Premiering Saturday, Aug. 2nd at 8 p.m. (central), Fab Five puts Texas in the title but otherwise is neutered of all real-life names and locations. Most denizens of McKinney will know what it's all about, though.

In 2006, McKinney North High School was home to a juicy scandal surrounding five bawdy, bullying cheerleaders whose most infamous escapade originated from a Condoms to Go store. While in their school colors, they happily posed suggestively with various paraphernalia. Adding to the scandal: one of the girls was the daughter of school principal Linda Theret, who finally resigned in December of that year.

Fab Five casts Tatum O'Neal as cowed "Jackson High" principal Lorene Tippit. Her nickname is "BLT," short for "Blazin' Lorene Tippit," she informs new cheerleading coach Emma Carr (Jenna Dewan). That's an alias for real-life whistleblower Michaela Ward, who eventually went to the media with her allegations of girls gone wild while their ineffectual parents and educators basically went AWOL.

O'Neal since has had her own problems after being busted in late spring for allegedly trying to purchase crack cocaine. In Fab Five she's under the thumb of willful daughter, Brooke (Ashley Benson), a spoiled super-tart who makes Paris Hilton seem like Motel 6.

Brooke's posse is made up of Lisa (Aimee Fortier; Jeri (Jessica Heap); Tabitha (Ashlynn Ross) and Ashley (Stephanie Honore), who's later banished from the Fab Five in the interest of facilitating the movie's forced, redemptive climax.

The girls wear their cheerleader outfits just about everywhere, even to class.
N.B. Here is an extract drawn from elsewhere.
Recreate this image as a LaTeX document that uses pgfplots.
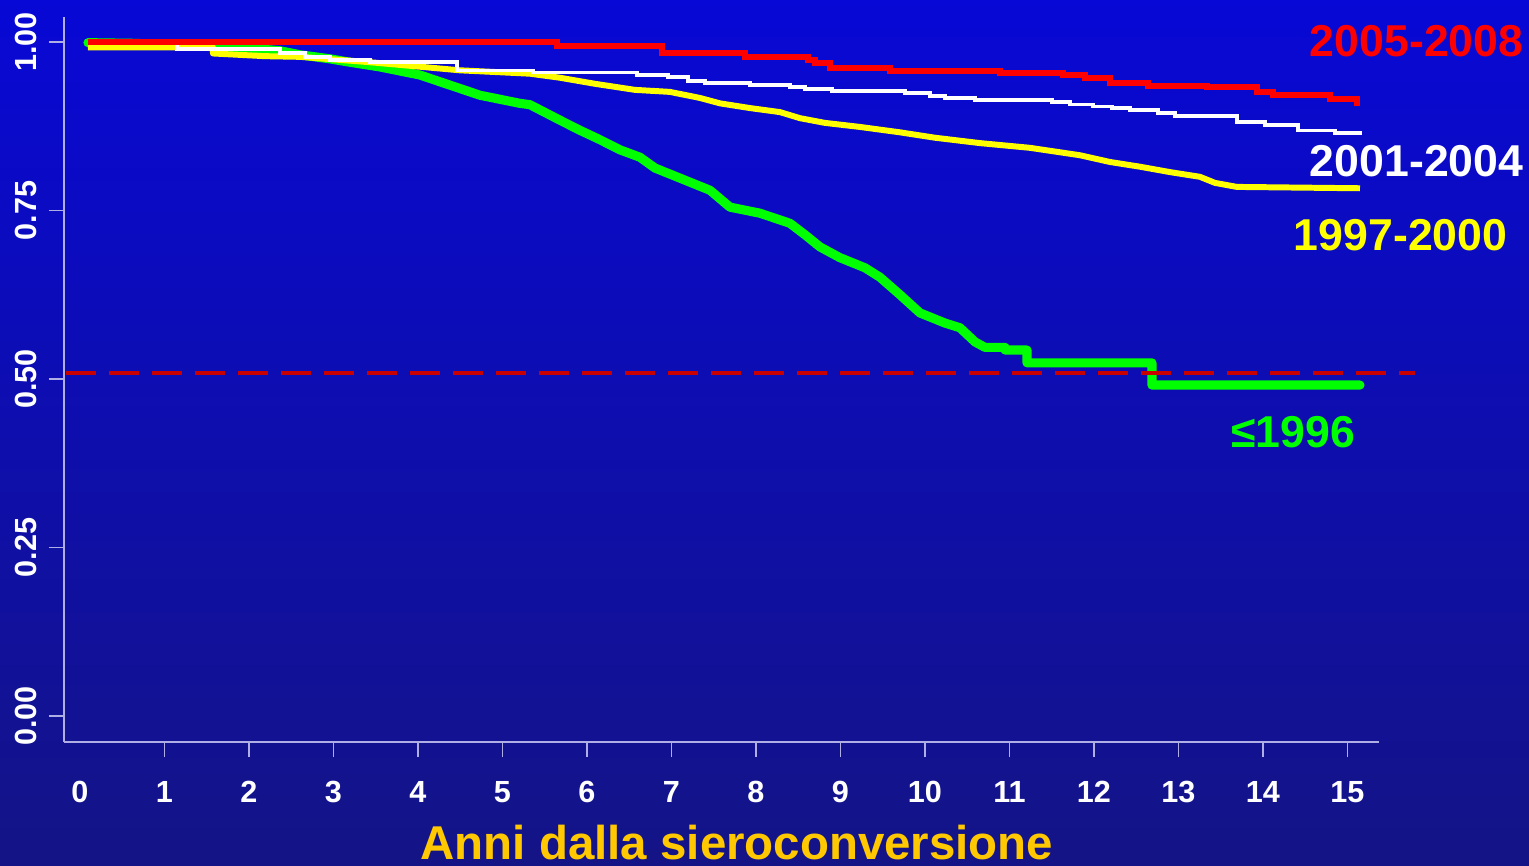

There's a notable exception, though. A principled but basically powerless young tennis coach/history teacher (Dameon Clarke as Adam Reeve) is made to endure the girls' arrival in his classroom as provocatively dressed "sluts."

"Are you looking at my boobs, you perv?" he's asked. What's a guy to do but throw his hands up before later telling Coach Carr, "Screw it. I'm done fighting. I don't care anymore."


Fab Five with lollipops; Tatum O'Neal as unprincipled principal.

It's all supposed to be a cautionary tale, but goofing on Fab Five is far preferable to taking it seriously. As when a Fab Fiver carps, "I've gotta finish my stupid paper on stupid McCarthyism." Or when Brooke vows, "We were here before that bitch. And you know what? We're going to be here after she's gone."

Much of the acting is of the stick-figure variety, with the raised-in-Grapevine Dewan doing her level best to look shocked and dismayed in the face of repeated indignities and disappointments.

You'll also get a strobe-lit cheerleader performance at a fall pep rally. "Jackson. Don't mess with us," they keep chanting. The resultant ovation from parents and students alike has Coach Carr all aglow for at least a few minutes. But her squad's bee-yatch brigade is soon plotting anew.

All of this and more likely will give Lifetime a nice ratings boost on another mostly barren Saturday night.

Fab Five, which starts with a sultry cheerleader routine to the tune of American Woman, is a dumb but enticing enterprise that's sure to inspire numerous viewing parties in and around McKinney.

The rest of the country will watch because it also has Texas and Cheerleader in the title. It's hard to go wrong with that.